» The task
Extract each line of the material that follows exactly and omit its pictures.

» Raw data
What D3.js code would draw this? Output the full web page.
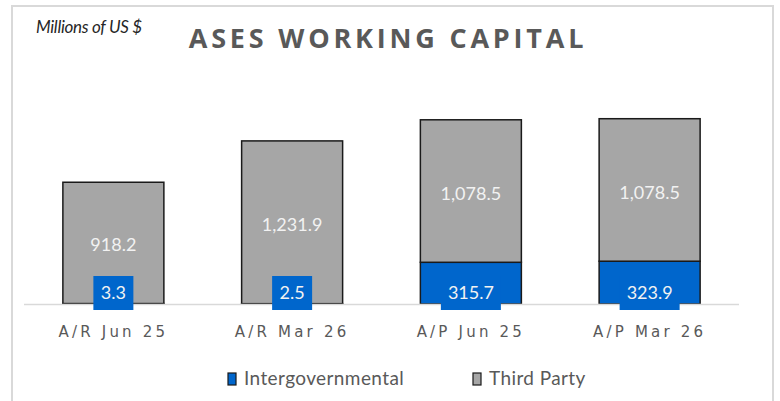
<!DOCTYPE html>
<html>
<head>
<meta charset="utf-8">
<script src="https://cdn.jsdelivr.net/npm/d3@7"></script>
<style>
  body { margin: 0; background: #fff; }
  svg { display: block; }
</style>
</head>
<body>
<script>
// Chart data
const categories = ["A/R Jun 25", "A/R Mar 26", "A/P Jun 25", "A/P Mar 26"];
const intergov = [3.3, 2.5, 315.7, 323.9];
const thirdParty = [918.2, 1231.9, 1078.5, 1078.5];
const seriesNames = ["Intergovernmental", "Third Party"];

const width = 780;
const height = 401;
const blue = "#0066cc";
const gray = "#a6a6a6";
const textGray = "#595959";

const svg = d3.select("body")
  .append("svg")
  .attr("width", width)
  .attr("height", height);

// Chart frame
svg.append("rect")
  .attr("x", 12).attr("y", 6)
  .attr("width", 761).attr("height", 420)
  .attr("fill", "#fff")
  .attr("stroke", "#d9d9d9")
  .attr("stroke-width", 2);

// Scales
const x = d3.scaleBand()
  .domain(categories)
  .range([24, 739])
  .paddingInner(0.435)
  .paddingOuter(0.2175);

const y = d3.scaleLinear()
  .domain([0, 1600])
  .range([304, 92.6]);

// Stack the two series
const rows = categories.map((c, i) => ({ cat: c, intergov: intergov[i], third: thirdParty[i] }));
const stacked = d3.stack().keys(["intergov", "third"])(rows);
const colors = [blue, gray];

const layers = svg.append("g")
  .selectAll("g")
  .data(stacked)
  .join("g")
  .attr("fill", (d, i) => colors[i]);

layers.selectAll("rect")
  .data(d => d)
  .join("rect")
  .attr("x", d => x(d.data.cat))
  .attr("y", d => y(d[1]))
  .attr("width", x.bandwidth())
  .attr("height", d => y(d[0]) - y(d[1]))
  .attr("stroke", "#1a1a1a")
  .attr("stroke-width", 1.5);

// Axis baseline
svg.append("line")
  .attr("x1", 24).attr("x2", 739)
  .attr("y1", y(0) + 0.5).attr("y2", y(0) + 0.5)
  .attr("stroke", "#d9d9d9")
  .attr("stroke-width", 1.5);

// Third party labels (centred in their segment)
svg.append("g")
  .selectAll("text")
  .data(stacked[1])
  .join("text")
  .attr("x", d => x(d.data.cat) + x.bandwidth() / 2)
  .attr("y", d => (y(d[0]) + y(d[1])) / 2 + 4)
  .attr("text-anchor", "middle")
  .attr("dominant-baseline", "middle")
  .attr("font-family", "Lato, sans-serif")
  .attr("font-size", 18)
  .attr("fill", "#f2f2f2")
  .text(d => d3.format(",.1f")(d.data.third));

// Intergovernmental labels with a blue box
const blueLabels = svg.append("g")
  .selectAll("g")
  .data(stacked[0])
  .join("g")
  .attr("transform", d => `translate(${x(d.data.cat) + x.bandwidth() / 2},${y(0) - 11})`);

blueLabels.append("rect")
  .attr("x", d => d.data.intergov < 10 ? -20 : -30)
  .attr("y", -17)
  .attr("width", d => d.data.intergov < 10 ? 40 : 60)
  .attr("height", 34)
  .attr("fill", blue);

blueLabels.append("text")
  .attr("text-anchor", "middle")
  .attr("dominant-baseline", "middle")
  .attr("y", 1)
  .attr("font-family", "Lato, sans-serif")
  .attr("font-size", 18)
  .attr("fill", "#f2f2f2")
  .text(d => d3.format(",.1f")(d.data.intergov));

// Category labels
svg.append("g")
  .selectAll("text")
  .data(categories)
  .join("text")
  .attr("x", d => x(d) + x.bandwidth() / 2)
  .attr("y", 337)
  .attr("text-anchor", "middle")
  .attr("font-family", "DejaVu Sans, sans-serif")
  .attr("font-size", 15)
  .attr("letter-spacing", 3.2)
  .attr("fill", textGray)
  .text(d => d);

// Title and unit note
svg.append("text")
  .attr("x", 388)
  .attr("y", 48)
  .attr("text-anchor", "middle")
  .attr("font-family", "Open Sans, sans-serif")
  .attr("font-weight", "bold")
  .attr("font-size", 27)
  .attr("letter-spacing", 3.8)
  .attr("fill", textGray)
  .text("ASES WORKING CAPITAL");

svg.append("text")
  .attr("x", 36)
  .attr("y", 33)
  .attr("font-family", "Lato, sans-serif")
  .attr("font-style", "italic")
  .attr("font-size", 17)
  .attr("letter-spacing", -0.3)
  .attr("fill", "#262626")
  .text("Millions of US $");

// Legend
const legendX = [228, 473];
const legend = svg.append("g")
  .selectAll("g")
  .data(seriesNames)
  .join("g")
  .attr("transform", (d, i) => `translate(${legendX[i]},373)`);

legend.append("rect")
  .attr("width", 8)
  .attr("height", 12)
  .attr("fill", (d, i) => colors[i])
  .attr("stroke", "#1a1a1a")
  .attr("stroke-width", 1.2);

legend.append("text")
  .attr("x", 16)
  .attr("y", 12)
  .attr("font-family", "Lato, sans-serif")
  .attr("font-size", 19)
  .attr("letter-spacing", 0.4)
  .attr("fill", textGray)
  .text(d => d);
</script>
</body>
</html>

» Expected answer
What D3.js code would draw this? Output the full web page.
<!DOCTYPE html>
<html>
<head>
<meta charset="utf-8">
<script src="https://cdn.jsdelivr.net/npm/d3@7"></script>
<style>
  body { margin: 0; background: #fff; }
  svg { display: block; }
</style>
</head>
<body>
<script>
// Chart data
const categories = ["A/R Jun 25", "A/R Mar 26", "A/P Jun 25", "A/P Mar 26"];
const intergov = [3.3, 2.5, 315.7, 323.9];
const thirdParty = [918.2, 1231.9, 1078.5, 1078.5];
const seriesNames = ["Intergovernmental", "Third Party"];

const width = 780;
const height = 401;
const blue = "#0066cc";
const gray = "#a6a6a6";
const textGray = "#595959";

const svg = d3.select("body")
  .append("svg")
  .attr("width", width)
  .attr("height", height);

// Chart frame
svg.append("rect")
  .attr("x", 12).attr("y", 6)
  .attr("width", 761).attr("height", 420)
  .attr("fill", "#fff")
  .attr("stroke", "#d9d9d9")
  .attr("stroke-width", 2);

// Scales
const x = d3.scaleBand()
  .domain(categories)
  .range([24, 739])
  .paddingInner(0.435)
  .paddingOuter(0.2175);

const y = d3.scaleLinear()
  .domain([0, 1600])
  .range([304, 92.6]);

// Stack the two series
const rows = categories.map((c, i) => ({ cat: c, intergov: intergov[i], third: thirdParty[i] }));
const stacked = d3.stack().keys(["intergov", "third"])(rows);
const colors = [blue, gray];

const layers = svg.append("g")
  .selectAll("g")
  .data(stacked)
  .join("g")
  .attr("fill", (d, i) => colors[i]);

layers.selectAll("rect")
  .data(d => d)
  .join("rect")
  .attr("x", d => x(d.data.cat))
  .attr("y", d => y(d[1]))
  .attr("width", x.bandwidth())
  .attr("height", d => y(d[0]) - y(d[1]))
  .attr("stroke", "#1a1a1a")
  .attr("stroke-width", 1.5);

// Axis baseline
svg.append("line")
  .attr("x1", 24).attr("x2", 739)
  .attr("y1", y(0) + 0.5).attr("y2", y(0) + 0.5)
  .attr("stroke", "#d9d9d9")
  .attr("stroke-width", 1.5);

// Third party labels (centred in their segment)
svg.append("g")
  .selectAll("text")
  .data(stacked[1])
  .join("text")
  .attr("x", d => x(d.data.cat) + x.bandwidth() / 2)
  .attr("y", d => (y(d[0]) + y(d[1])) / 2 + 4)
  .attr("text-anchor", "middle")
  .attr("dominant-baseline", "middle")
  .attr("font-family", "Lato, sans-serif")
  .attr("font-size", 18)
  .attr("fill", "#f2f2f2")
  .text(d => d3.format(",.1f")(d.data.third));

// Intergovernmental labels with a blue box
const blueLabels = svg.append("g")
  .selectAll("g")
  .data(stacked[0])
  .join("g")
  .attr("transform", d => `translate(${x(d.data.cat) + x.bandwidth() / 2},${y(0) - 11})`);

blueLabels.append("rect")
  .attr("x", d => d.data.intergov < 10 ? -20 : -30)
  .attr("y", -17)
  .attr("width", d => d.data.intergov < 10 ? 40 : 60)
  .attr("height", 34)
  .attr("fill", blue);

blueLabels.append("text")
  .attr("text-anchor", "middle")
  .attr("dominant-baseline", "middle")
  .attr("y", 1)
  .attr("font-family", "Lato, sans-serif")
  .attr("font-size", 18)
  .attr("fill", "#f2f2f2")
  .text(d => d3.format(",.1f")(d.data.intergov));

// Category labels
svg.append("g")
  .selectAll("text")
  .data(categories)
  .join("text")
  .attr("x", d => x(d) + x.bandwidth() / 2)
  .attr("y", 337)
  .attr("text-anchor", "middle")
  .attr("font-family", "DejaVu Sans, sans-serif")
  .attr("font-size", 15)
  .attr("letter-spacing", 3.2)
  .attr("fill", textGray)
  .text(d => d);

// Title and unit note
svg.append("text")
  .attr("x", 388)
  .attr("y", 48)
  .attr("text-anchor", "middle")
  .attr("font-family", "Open Sans, sans-serif")
  .attr("font-weight", "bold")
  .attr("font-size", 27)
  .attr("letter-spacing", 3.8)
  .attr("fill", textGray)
  .text("ASES WORKING CAPITAL");

svg.append("text")
  .attr("x", 36)
  .attr("y", 33)
  .attr("font-family", "Lato, sans-serif")
  .attr("font-style", "italic")
  .attr("font-size", 17)
  .attr("letter-spacing", -0.3)
  .attr("fill", "#262626")
  .text("Millions of US $");

// Legend
const legendX = [228, 473];
const legend = svg.append("g")
  .selectAll("g")
  .data(seriesNames)
  .join("g")
  .attr("transform", (d, i) => `translate(${legendX[i]},373)`);

legend.append("rect")
  .attr("width", 8)
  .attr("height", 12)
  .attr("fill", (d, i) => colors[i])
  .attr("stroke", "#1a1a1a")
  .attr("stroke-width", 1.2);

legend.append("text")
  .attr("x", 16)
  .attr("y", 12)
  .attr("font-family", "Lato, sans-serif")
  .attr("font-size", 19)
  .attr("letter-spacing", 0.4)
  .attr("fill", textGray)
  .text(d => d);
</script>
</body>
</html>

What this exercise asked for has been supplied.